Item 1.01 | Entry into a Material Definitive Agreement |
As previously disclosed in the Current Report on Form8-K filed by Revolution Lighting Technologies, Inc. (the “Company”) on November 26, 2018, Robert V. LaPenta, Sr., the Company’s Chairman, CEO and President, and his affiliate, Aston Capital, LLC (“Aston”), have funded the Company through continued periodic loans, and the Company has issued a consolidated note, dated as of November 21, 2018, to Mr. LaPenta and Aston (the “Consolidated Note”) to reflect these loans made to the Company. As previously disclosed, between the date of the Consolidated Note and February 7, 2019, Mr. La Penta has also made additional loans to the Company with an aggregate principal amount of $4.0 million.
On February 8, 2019, Mr. LaPenta loaned the Company an additional $2.0 million, and the Company issued to Mr. LaPenta a new promissory note (the “Note”) with an aggregate principal amount of $2.0 million. The Audit Committee of the Company’s Board of Directors approved the terms of the Note on February 7, 2019.
The Company applied the $2.0 million in proceeds from the Note to the outstanding balance under its Loan and Security Agreement with Bank of America, N.A. (the “Loan Agreement”). As of February 8, 2019, after the application of such proceeds, the Company had total debt of approximately $68.2 million, including approximately $44.4 million in aggregate principal and interest under loans from Mr. LaPenta and Aston.
The terms of the Note are substantially identical to those contained in the Consolidated Note. The Note is scheduled to mature on July 20, 2020. Interest on the Note is payable on the first business day of each month, commencing on March 1, 2019, and is equal to the greater of (i) LIBOR plus 3.75% and (ii) the rate in effect at any time under the Loan Agreement. The Note is secured by a lien on the Company’s and its subsidiaries’ assets and is guaranteed by the Company’s subsidiaries.
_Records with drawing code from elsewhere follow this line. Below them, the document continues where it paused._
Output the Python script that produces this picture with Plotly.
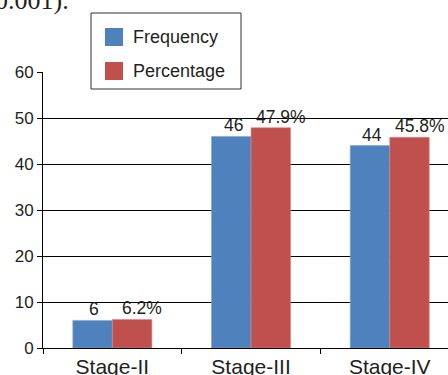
import plotly.graph_objects as go

stages = ["Stage-II", "Stage-III", "Stage-IV"]
frequency = [6, 46, 44]
percentage = [6.2, 47.9, 45.8]

BLUE = "#4F81BD"
RED = "#C0504D"
INK = "#231F20"
FONT = "Liberation Sans, Arial, sans-serif"

# plot-area geometry in pixels, used to place the key box
W, H = 448, 375
L, R, T, B = 43, 0, 72, 27
PW, PH = W - L - R, H - T - B


def px(x):
    return (x - L) / PW


def py(y):
    return (H - B - y) / PH


fig = go.Figure()
fig.add_trace(go.Bar(
    x=stages, y=frequency, name="Frequency",
    marker=dict(color=BLUE, line=dict(color="#7FA3D4", width=0.6)),
))
fig.add_trace(go.Bar(
    x=stages, y=percentage, name="Percentage",
    marker=dict(color=RED, line=dict(color="#D98986", width=0.6)),
))

# value labels above each bar (offset horizontally onto its bar within the group)
label_font = dict(size=17.5, color=INK, family=FONT)
for s, f, p in zip(stages, frequency, percentage):
    fig.add_annotation(x=s, y=f, text=str(f), xref="x", yref="y",
                       xanchor="center", yanchor="bottom", xshift=-18, yshift=-1,
                       showarrow=False, font=label_font)
    fig.add_annotation(x=s, y=p, text=f"{p}%", xref="x", yref="y",
                       xanchor="center", yanchor="bottom", xshift=30, yshift=-1,
                       showarrow=False, font=label_font)

fig.update_layout(
    width=W, height=H,
    margin=dict(l=L, r=R, t=T, b=B, autoexpand=False),
    paper_bgcolor="white", plot_bgcolor="white",
    barmode="group", bargap=0.43, bargroupgap=0,
    font=dict(family=FONT, color=INK),
    showlegend=False,
)

fig.update_xaxes(
    range=[-0.5, 2.42], showgrid=False, automargin=False,
    showline=True, linecolor="black", linewidth=1,
    ticks="outside", tickson="boundaries", ticklen=5, tickcolor="black",
    tickfont=dict(size=21, color=INK, family=FONT),
)
fig.update_yaxes(
    range=[0, 60], tickvals=[0, 10, 20, 30, 40, 50, 60], automargin=False,
    showgrid=True, gridcolor="black", gridwidth=1,
    showline=True, linecolor="black", linewidth=1,
    ticks="outside", ticklen=5, tickcolor="black",
    tickfont=dict(size=17, color=INK, family=FONT),
    zeroline=False,
)

# key box with two colour swatches
shapes = [dict(type="rect", xref="paper", yref="paper",
               x0=px(91), x1=px(241), y0=py(89), y1=py(13),
               fillcolor="white", line=dict(color="#333333", width=1), layer="above")]
for (name, color), cy in zip([("Frequency", BLUE), ("Percentage", RED)], [37, 71]):
    shapes.append(dict(type="rect", xref="paper", yref="paper",
                       x0=px(105), x1=px(123), y0=py(cy + 9), y1=py(cy - 9),
                       fillcolor=color, line=dict(width=0), layer="above"))
    fig.add_annotation(text=name, xref="paper", yref="paper",
                       x=px(131), y=py(cy), xanchor="left", yanchor="middle",
                       showarrow=False, font=dict(size=18, color=INK, family=FONT))
fig.update_layout(shapes=shapes)

# caption fragment running off the top-left corner
fig.add_annotation(
    text="0.001).", xref="paper", yref="paper",
    x=px(71), y=py(17), xanchor="right", yanchor="bottom",
    showarrow=False,
    font=dict(size=26, color=INK, family="Liberation Serif, Times New Roman, serif"),
)

fig.write_html("out.html")
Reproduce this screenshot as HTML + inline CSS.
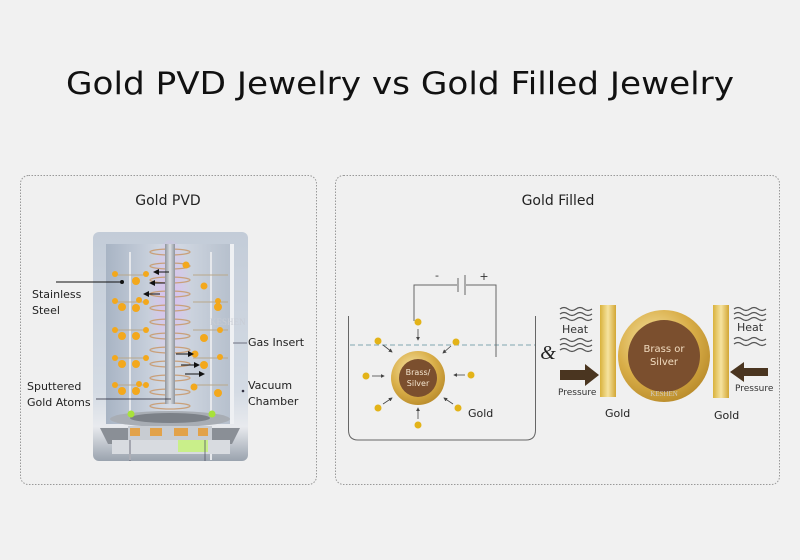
<!DOCTYPE html>
<html><head><meta charset="utf-8"><style>
html,body{margin:0;padding:0;background:#f1f1f1;}
svg{display:block;font-family:"DejaVu Sans","Liberation Sans",sans-serif;}
</style></head><body>
<svg width="800" height="560" viewBox="0 0 800 560" xmlns="http://www.w3.org/2000/svg">
<defs>
<linearGradient id="ch" x1="0" y1="0" x2="0" y2="1">
<stop offset="0" stop-color="#c3ccd8"/><stop offset="0.7" stop-color="#d4dbe4"/><stop offset="0.85" stop-color="#e8eaee"/><stop offset="1" stop-color="#9aa3ae"/></linearGradient>
<linearGradient id="inner" x1="0" y1="0" x2="1" y2="0">
<stop offset="0" stop-color="#a8b4c4"/><stop offset="0.5" stop-color="#d6dce6"/><stop offset="1" stop-color="#b5bfcc"/></linearGradient>
<linearGradient id="rod" x1="0" y1="0" x2="1" y2="0">
<stop offset="0" stop-color="#8e949c"/><stop offset="0.5" stop-color="#dcdfe4"/><stop offset="1" stop-color="#8e949c"/></linearGradient>
<radialGradient id="glow" cx="0.5" cy="0.4" r="0.5"><stop offset="0" stop-color="#d8b8f0" stop-opacity="0.9"/><stop offset="1" stop-color="#d8b8f0" stop-opacity="0"/></radialGradient>
<linearGradient id="bar" x1="0" y1="0" x2="1" y2="0">
<stop offset="0" stop-color="#d9b23c"/><stop offset="0.5" stop-color="#f6e3a0"/><stop offset="1" stop-color="#d2a634"/></linearGradient>
<radialGradient id="ring" cx="0.4" cy="0.35" r="0.7"><stop offset="0" stop-color="#f7e6a8"/><stop offset="0.6" stop-color="#d9ae48"/><stop offset="1" stop-color="#b88a2a"/></radialGradient>
<marker id="ah" markerWidth="6" markerHeight="6" refX="5" refY="3" orient="auto"><path d="M0,0 L6,3 L0,6z" fill="#111"/></marker>
<marker id="ah2" markerWidth="5" markerHeight="5" refX="4" refY="2.5" orient="auto"><path d="M0,0 L5,2.5 L0,5z" fill="#444"/></marker>
</defs>
<rect width="800" height="560" fill="#f1f1f1"/>
<text x="400" y="94" text-anchor="middle" font-size="31" fill="#111" textLength="668" lengthAdjust="spacingAndGlyphs">Gold PVD Jewelry vs Gold Filled Jewelry</text>

<rect x="20.5" y="175.5" width="296" height="309" rx="8" fill="#f0f0f0" stroke="#999" stroke-dasharray="1.5,1.5"/>
<rect x="335.5" y="175.5" width="444" height="309" rx="8" fill="#f0f0f0" stroke="#999" stroke-dasharray="1.5,1.5"/>
<text x="168" y="205" text-anchor="middle" font-size="14" fill="#222">Gold PVD</text>
<text x="558" y="205" text-anchor="middle" font-size="14" fill="#222">Gold Filled</text>

<!-- PVD chamber -->
<rect x="93" y="232" width="155" height="229" rx="6" fill="url(#ch)"/>
<rect x="106" y="244" width="127" height="180" fill="url(#inner)"/>
<rect x="230" y="244" width="4" height="180" fill="#eef0f3"/>
<ellipse cx="170" cy="310" rx="22" ry="70" fill="url(#glow)"/>
<g fill="none" stroke="#c9a07a" stroke-width="1.3">
<ellipse cx="170" cy="252" rx="20" ry="3"/><ellipse cx="170" cy="266" rx="20" ry="3"/><ellipse cx="170" cy="280" rx="20" ry="3"/><ellipse cx="170" cy="294" rx="20" ry="3"/><ellipse cx="170" cy="308" rx="20" ry="3"/><ellipse cx="170" cy="322" rx="20" ry="3"/><ellipse cx="170" cy="336" rx="20" ry="3"/><ellipse cx="170" cy="350" rx="20" ry="3"/><ellipse cx="170" cy="364" rx="20" ry="3"/><ellipse cx="170" cy="378" rx="20" ry="3"/><ellipse cx="170" cy="392" rx="20" ry="3"/><ellipse cx="170" cy="406" rx="20" ry="3"/>
</g>
<rect x="165" y="244" width="10" height="160" fill="url(#rod)"/>
<line x1="130" y1="252" x2="130" y2="460" stroke="#e6e8ec" stroke-width="2"/>
<line x1="211" y1="252" x2="211" y2="460" stroke="#e6e8ec" stroke-width="2"/>
<g stroke="#b9a88a" stroke-width="1"><line x1="113" y1="275" x2="148" y2="275"/><line x1="113" y1="302" x2="148" y2="302"/><line x1="113" y1="330" x2="148" y2="330"/><line x1="113" y1="358" x2="148" y2="358"/><line x1="113" y1="385" x2="148" y2="385"/><line x1="193" y1="275" x2="228" y2="275"/><line x1="193" y1="302" x2="228" y2="302"/><line x1="193" y1="330" x2="228" y2="330"/><line x1="193" y1="358" x2="228" y2="358"/><line x1="193" y1="385" x2="228" y2="385"/></g>
<g fill="#f3a81c">
<circle cx="115" cy="274" r="3"/><circle cx="136" cy="281" r="4"/><circle cx="146" cy="274" r="3"/>
<circle cx="115" cy="301" r="3"/><circle cx="122" cy="307" r="4"/><circle cx="136" cy="308" r="4"/><circle cx="139" cy="300" r="3"/><circle cx="146" cy="302" r="3"/>
<circle cx="115" cy="330" r="3"/><circle cx="122" cy="336" r="4"/><circle cx="136" cy="336" r="4"/><circle cx="146" cy="330" r="3"/>
<circle cx="115" cy="358" r="3"/><circle cx="122" cy="364" r="4"/><circle cx="136" cy="364" r="4"/><circle cx="146" cy="358" r="3"/>
<circle cx="115" cy="385" r="3"/><circle cx="122" cy="391" r="4"/><circle cx="136" cy="391" r="4"/><circle cx="139" cy="384" r="3"/><circle cx="146" cy="385" r="3"/>
<circle cx="186" cy="265" r="3.5"/><circle cx="204" cy="286" r="3.5"/><circle cx="218" cy="301" r="3"/><circle cx="218" cy="307" r="4"/>
<circle cx="204" cy="338" r="4"/><circle cx="220" cy="330" r="3"/><circle cx="195" cy="354" r="3.5"/><circle cx="220" cy="357" r="3"/><circle cx="204" cy="365" r="4"/>
<circle cx="194" cy="387" r="3.5"/><circle cx="218" cy="393" r="4"/>
</g>
<g fill="#8a8f96"><path d="M100 428 L240 428 L232 444 L108 444z"/></g>
<ellipse cx="170" cy="419" rx="60" ry="8" fill="#a8adb4"/>
<ellipse cx="170" cy="418" rx="40" ry="5" fill="#7c8188"/>
<rect x="128" y="426" width="84" height="14" fill="#c8ccd2"/>
<g fill="#e2a24a"><rect x="130" y="428" width="10" height="8"/><rect x="150" y="428" width="12" height="8"/><rect x="174" y="428" width="14" height="8"/><rect x="198" y="428" width="10" height="8"/></g>
<rect x="112" y="440" width="118" height="14" fill="#d8dbe0"/>
<rect x="178" y="440" width="30" height="12" fill="#c9ef8a"/>
<circle cx="131" cy="414" r="3.5" fill="#a8e23a"/><circle cx="212" cy="414" r="3.5" fill="#a8e23a"/>
<line x1="130" y1="440" x2="130" y2="461" stroke="#556" stroke-width="0.8"/>
<line x1="205" y1="440" x2="205" y2="461" stroke="#556" stroke-width="0.8"/>
<text x="210" y="325" font-family="Liberation Serif,serif" font-size="9" fill="#c8ccd4">KESHEN</text>
<g stroke="#111" stroke-width="1" marker-end="url(#ah)">
<line x1="169" y1="272" x2="154" y2="272"/><line x1="165" y1="283" x2="150" y2="283"/><line x1="160" y1="294" x2="144" y2="294"/>
<line x1="176" y1="354" x2="193" y2="354"/><line x1="181" y1="365" x2="199" y2="365"/><line x1="185" y1="374" x2="204" y2="374"/>
</g>
<line x1="56" y1="282" x2="122" y2="282" stroke="#111" stroke-width="1"/><circle cx="122" cy="282" r="2" fill="#111"/>
<line x1="96" y1="399" x2="171" y2="399" stroke="#223" stroke-width="0.8"/>
<line x1="233" y1="343" x2="247" y2="343" stroke="#556" stroke-width="0.8"/>
<circle cx="243" cy="391" r="1.3" fill="#334"/>
<g font-size="11" fill="#222">
<text x="32" y="298">Stainless</text><text x="32" y="314">Steel</text>
<text x="27" y="390">Sputtered</text><text x="27" y="406">Gold Atoms</text>
<text x="248" y="346">Gas Insert</text>
<text x="248" y="389">Vacuum</text><text x="248" y="405">Chamber</text>
</g>

<!-- Electroplating -->
<path d="M348.5 316 L348.5 430 Q348.5 440 358 440 L526 440 Q535.5 440 535.5 430 L535.5 316" fill="none" stroke="#666" stroke-width="1"/>
<line x1="350" y1="345" x2="535" y2="345" stroke="#7fa6b0" stroke-width="1" stroke-dasharray="5,3"/>
<polyline points="414,321 414,285 457,285" fill="none" stroke="#666"/>
<polyline points="466,285 496,285 496,357" fill="none" stroke="#666"/>
<line x1="458" y1="278" x2="458" y2="292" stroke="#666"/><line x1="465" y1="275" x2="465" y2="295" stroke="#666"/>
<text x="437" y="279" font-size="11" fill="#333" text-anchor="middle">-</text>
<text x="484" y="280" font-size="11" fill="#333" text-anchor="middle">+</text>
<circle cx="418" cy="378" r="27" fill="url(#ring)"/><circle cx="418" cy="378" r="19" fill="#7b4f2e"/>
<text x="418" y="375" text-anchor="middle" font-size="8" fill="#f4e6d0">Brass/</text>
<text x="418" y="386" text-anchor="middle" font-size="8" fill="#f4e6d0">Silver</text>
<g fill="#e3b318"><circle cx="418" cy="322" r="3.5"/><circle cx="378" cy="341" r="3.5"/><circle cx="456" cy="342" r="3.5"/><circle cx="366" cy="376" r="3.5"/><circle cx="471" cy="375" r="3.5"/><circle cx="378" cy="408" r="3.5"/><circle cx="458" cy="408" r="3.5"/><circle cx="418" cy="425" r="3.5"/></g>
<g stroke="#444" stroke-width="0.8" marker-end="url(#ah2)">
<line x1="418" y1="329" x2="418" y2="340"/><line x1="383" y1="345" x2="392" y2="352"/><line x1="451" y1="346" x2="443" y2="353"/>
<line x1="372" y1="376" x2="384" y2="376"/><line x1="465" y1="375" x2="454" y2="375"/>
<line x1="383" y1="404" x2="392" y2="398"/><line x1="453" y1="404" x2="444" y2="398"/><line x1="418" y1="419" x2="418" y2="408"/>
</g>
<text x="468" y="417" font-size="11" fill="#222">Gold</text>

<!-- Gold filled -->
<text x="548" y="359" font-family="Liberation Serif,serif" font-style="italic" font-size="20" fill="#222" text-anchor="middle">&amp;</text>
<g fill="none" stroke="#555" stroke-width="1.2">
<path d="M560 309 q4 -3 8 0 t8 0 t8 0 t8 0"/><path d="M560 314 q4 -3 8 0 t8 0 t8 0 t8 0"/><path d="M560 319 q4 -3 8 0 t8 0 t8 0 t8 0"/>
<path d="M560 340 q4 -3 8 0 t8 0 t8 0 t8 0"/><path d="M560 345 q4 -3 8 0 t8 0 t8 0 t8 0"/><path d="M560 350 q4 -3 8 0 t8 0 t8 0 t8 0"/>
<path d="M734 309 q4 -3 8 0 t8 0 t8 0 t8 0"/><path d="M734 314 q4 -3 8 0 t8 0 t8 0 t8 0"/><path d="M734 319 q4 -3 8 0 t8 0 t8 0 t8 0"/>
<path d="M734 339 q4 -3 8 0 t8 0 t8 0 t8 0"/><path d="M734 344 q4 -3 8 0 t8 0 t8 0 t8 0"/>
</g>
<text x="562" y="333" font-size="11" fill="#333">Heat</text>
<text x="737" y="331" font-size="11" fill="#333">Heat</text>
<path d="M560 370 L585 370 L585 364 L599 375 L585 386 L585 380 L560 380z" fill="#4a3520"/>
<path d="M768 368 L744 368 L744 362 L730 372 L744 382 L744 376 L768 376z" fill="#4a3520"/>
<text x="558" y="395" font-size="9" fill="#333">Pressure</text>
<text x="735" y="391" font-size="9" fill="#333">Pressure</text>
<rect x="600" y="305" width="16" height="92" fill="url(#bar)"/>
<rect x="713" y="305" width="16" height="93" fill="url(#bar)"/>
<circle cx="664" cy="356" r="46" fill="url(#ring)"/><circle cx="664" cy="356" r="36" fill="#7b4f2e"/>
<text x="664" y="352" text-anchor="middle" font-size="10" fill="#f1dcc0">Brass or</text>
<text x="664" y="365" text-anchor="middle" font-size="10" fill="#f1dcc0">Silver</text>
<text x="664" y="396" text-anchor="middle" font-family="Liberation Serif,serif" font-size="7" fill="#cfc8bc">KESHEN</text>
<text x="605" y="417" font-size="11" fill="#222">Gold</text>
<text x="714" y="419" font-size="11" fill="#222">Gold</text>
</svg>
</body></html>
The Note contains customary events of default. Upon the occurrence of an event of default, any outstanding amounts under the Note may be accelerated; provided, however, that upon the occurrence of certain bankruptcy, insolvency or liquidation-related events of default, all amounts payable under the Note will automatically become immediately due and payable.
The foregoing description of the Note is not complete and is qualified in its entirety by reference to the full text of the Note, which is attached to this Form8-K as Exhibit 99.1 and is incorporated herein by reference.
Item 2.03 | Creation of a Direct Financial Obligation or an Obligation under anOff-Balance Sheet Arrangement of a Registrant. |
The disclosure under Item 1.01 relating to the Note is incorporated by reference in its entirety in this Item 2.03.